We can use the same reparameterization to derive an expression for the single item iteration count
$$
n = \frac{\log(1 - S)}{\log(1 - P^L)} = \frac{\log(1 - S)}{\log(1 - (\beta/m)^L)}
\approx - \frac{m^L \log(1 - S)}{\beta^L} = \frac{m^L \log(1/Q^\ast)}{\beta^L}
$$
where we have defined $Q^\ast = 1 - S$ as the target risk of failure. Note that the risk term can not be expanded because it is close to zero. This gives the total many item iteration count
$$
n^\prime = n + \Delta n \propto \frac{m^L \log m}{\beta^L} + \frac{m^L \log(1/Q^\ast)}{\beta^L}
= \bigg( \frac{m}{\beta} \bigg)^L \bigg( \log m + \log\frac{1}{Q^\ast} \bigg)
$$
This means that the iteration count is exponential in the feature count $L$, and polynomial in the number of items $m$.

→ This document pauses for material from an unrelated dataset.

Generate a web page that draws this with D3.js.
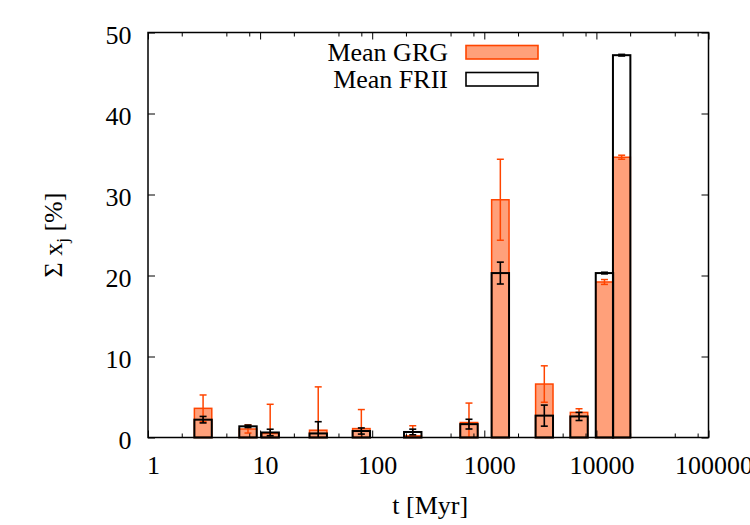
<!DOCTYPE html>
<html>
<head>
<meta charset="utf-8">
<script src="https://cdn.jsdelivr.net/npm/d3@7"></script>
<style>
  body { margin: 0; background: #fff; }
  text { font-family: "Liberation Serif", "Times New Roman", serif; fill: #000; }
</style>
</head>
<body>
<script>
// ages of the bins [Myr] and the mean light fractions with their errors
var ages     = [3.1, 7.8, 12.3, 33, 80, 230, 730, 1390, 3430, 7000, 11800, 16800];
var grgMean  = [3.6, 1.05, 0.5, 0.9, 1.1, 0.2, 1.85, 29.35, 6.6, 3.1, 19.2, 34.6];
var grgErr   = [1.65, 0.5, 3.6, 5.35, 2.35, 1.25, 2.4, 5.0, 2.25, 0.45, 0.3, 0.25];
var friiMean = [2.2, 1.38, 0.62, 0.5, 0.8, 0.68, 1.65, 20.3, 2.7, 2.6, 20.3, 47.2];
var friiErr  = [0.4, 0.15, 0.4, 1.45, 0.38, 0.35, 0.6, 1.35, 1.3, 0.5, 0.1, 0.1];

var xMajor = [1, 10, 100, 1000, 10000, 100000];
var xMinor = [2, 5, 8, 20, 50, 80, 200, 500, 800, 2000, 5000, 8000, 20000, 50000, 80000];
var yTicks = [0, 10, 20, 30, 40, 50];

var w = 750, h = 525;
var plotLeft = 148, plotRight = 708.5, plotTop = 32.5, plotBottom = 437.5;
var halfBox = 0.0777;   // half box width in decades
var cap = 3.5;
var fontSize = 26;

var grgFill = "#ffa07a", grgLine = "#ff4500";

var svg = d3.select("body").append("svg")
  .attr("width", w)
  .attr("height", h);

var x = d3.scaleLog().domain([1, 100000]).range([plotLeft, plotRight]);
var y = d3.scaleLinear().domain([0, 50]).range([plotBottom, plotTop]).clamp(true);

var grg = ages.map(function(t, i) { return {t: t, v: grgMean[i], e: grgErr[i]}; });
var frii = ages.map(function(t, i) { return {t: t, v: friiMean[i], e: friiErr[i]}; });

function boxes(data, cls, fill, stroke, sw) {
  svg.append("g").selectAll("rect." + cls)
    .data(data)
    .enter().append("rect")
    .attr("class", cls)
    .attr("x", function(d) { return x(d.t / Math.pow(10, halfBox)); })
    .attr("width", function(d) { return x(d.t * Math.pow(10, halfBox)) - x(d.t / Math.pow(10, halfBox)); })
    .attr("y", function(d) { return y(d.v); })
    .attr("height", function(d) { return y(0) - y(d.v); })
    .attr("fill", fill)
    .attr("stroke", stroke)
    .attr("stroke-width", sw);
}

function errorBars(data, color, sw) {
  var g = svg.append("g")
    .attr("stroke", color)
    .attr("stroke-width", sw)
    .attr("fill", "none");
  var e = g.selectAll("g").data(data).enter().append("g");
  e.append("line")
    .attr("x1", function(d) { return x(d.t); })
    .attr("x2", function(d) { return x(d.t); })
    .attr("y1", function(d) { return y(d.v - d.e); })
    .attr("y2", function(d) { return y(d.v + d.e); });
  e.append("line")
    .attr("x1", function(d) { return x(d.t) - cap; })
    .attr("x2", function(d) { return x(d.t) + cap; })
    .attr("y1", function(d) { return y(d.v + d.e); })
    .attr("y2", function(d) { return y(d.v + d.e); });
  e.filter(function(d) { return d.v - d.e > 0; }).append("line")
    .attr("x1", function(d) { return x(d.t) - cap; })
    .attr("x2", function(d) { return x(d.t) + cap; })
    .attr("y1", function(d) { return y(d.v - d.e); })
    .attr("y2", function(d) { return y(d.v - d.e); });
}

//Draw the bars, GRG first and FRII boxes on top.
boxes(grg, "grg", grgFill, grgLine, 1.5);
errorBars(grg, grgLine, 1.5);
boxes(frii, "frii", "none", "#000", 2);
errorBars(frii, "#000", 1.6);

//Axes with inward ticks on all four sides.
function styleAxis(g) {
  g.select(".domain").remove();
  g.selectAll("line").attr("stroke", "#000").attr("stroke-width", 1);
  g.attr("font-size", fontSize).attr("font-family", null);
}

svg.append("g")
  .attr("transform", "translate(0," + plotBottom + ")")
  .call(d3.axisBottom(x).tickValues(xMajor).tickFormat(d3.format("d")).tickSize(-7).tickPadding(18))
  .call(styleAxis)
  .selectAll("text").attr("dx", 5);
svg.append("g")
  .attr("transform", "translate(0," + plotBottom + ")")
  .call(d3.axisBottom(x).tickValues(xMinor).tickFormat("").tickSize(-4))
  .call(styleAxis);
svg.append("g")
  .attr("transform", "translate(0," + plotTop + ")")
  .call(d3.axisTop(x).tickValues(xMajor).tickFormat("").tickSize(-7))
  .call(styleAxis);
svg.append("g")
  .attr("transform", "translate(0," + plotTop + ")")
  .call(d3.axisTop(x).tickValues(xMinor).tickFormat("").tickSize(-4))
  .call(styleAxis);
svg.append("g")
  .attr("transform", "translate(" + plotLeft + ",0)")
  .call(d3.axisLeft(y).tickValues(yTicks).tickSize(-7).tickPadding(16.5))
  .call(styleAxis)
  .selectAll("text").attr("dy", "0.42em");
svg.append("g")
  .attr("transform", "translate(" + plotRight + ",0)")
  .call(d3.axisRight(y).tickValues(yTicks).tickFormat("").tickSize(-7))
  .call(styleAxis);

//Frame
svg.append("rect")
  .attr("x", plotLeft).attr("y", plotTop)
  .attr("width", plotRight - plotLeft).attr("height", plotBottom - plotTop)
  .attr("fill", "none").attr("stroke", "#000").attr("stroke-width", 1.5);

//Axis titles
svg.append("text")
  .attr("x", (plotLeft + plotRight) / 2 + 2)
  .attr("y", 514)
  .attr("text-anchor", "middle")
  .attr("font-size", fontSize)
  .text("t [Myr]");

var yt = svg.append("text")
  .attr("transform", "translate(62," + ((plotTop + plotBottom) / 2) + ") rotate(-90)")
  .attr("text-anchor", "middle")
  .attr("font-size", fontSize);
yt.append("tspan").text("\u03A3 x");
yt.append("tspan").attr("font-size", 17).attr("dy", 6).text("j");
yt.append("tspan").attr("dy", -6).text(" [%]");

//Legend
var legend = [
  {label: "Mean GRG", fill: grgFill, stroke: grgLine},
  {label: "Mean FRII", fill: "#fff", stroke: "#000"}
];
var legendEnter = svg.selectAll("g.legend").data(legend).enter()
  .append("g").attr("class", "legend");
legendEnter.append("text")
  .attr("x", 448)
  .attr("y", function(d, i) { return 61 + i * 27; })
  .attr("text-anchor", "end")
  .attr("font-size", fontSize)
  .text(function(d) { return d.label; });
legendEnter.append("rect")
  .attr("x", 466)
  .attr("y", function(d, i) { return 45.5 + i * 27; })
  .attr("width", 72)
  .attr("height", 13.5)
  .attr("fill", function(d) { return d.fill; })
  .attr("stroke", function(d) { return d.stroke; })
  .attr("stroke-width", 1.6);
</script>
</body>
</html>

Let us evaluate this for different sets of objects. Fix the chance of success to $S = 99\%$. We can quickly verify the equation for the single plane ($m=1$, $L=3$, $\beta=50\%$) scenario used earlier, and the formula predicts 37 iterations, which is very close to the exact solution of 35 predicted earlier. However, in case we want to find up to $m = 10$ planes that gives $n^\prime \geq 55.000$. That is a lot more than the few 35 iterations for single plane! We can also apply the formula to line detection ($L = 2$) or homography estimation ($L=4$). Let us restrict ourselves to finding $m=400$ lines. The formula predicts that this requires about 7 million iterations. The numbers are starting to get big, and whether or not this is considered too high depends on the computational requirements in each iteration.
Conclusion
This article derived a formula for calculating the minimum number of required iterations to guarantee a certain probability of success when estimating multiple items in a scene using the RANSAC algorithm. Even though many approximations are applied in order to handle the problem analytically, almost exactly the same expression is derived in three different ways, giving a high degree of confidence in the formula. It is worth emphasizing that all calculations so far has been done for all items in the scene. In practice, when estimating multiple items there is an initial quick population of items, but becomes slower as fewer remain undetected in the scene. This is due to combinatorial sub-selection which drastically increase the change of picking a subset of items from all of them. Hence, if it is sufficient to find almost all items in the scene, the number of iterations can be drastically reduced. I leave it as an exercise for the future to derive the formula for that scenario, either for myself, or maybe for you?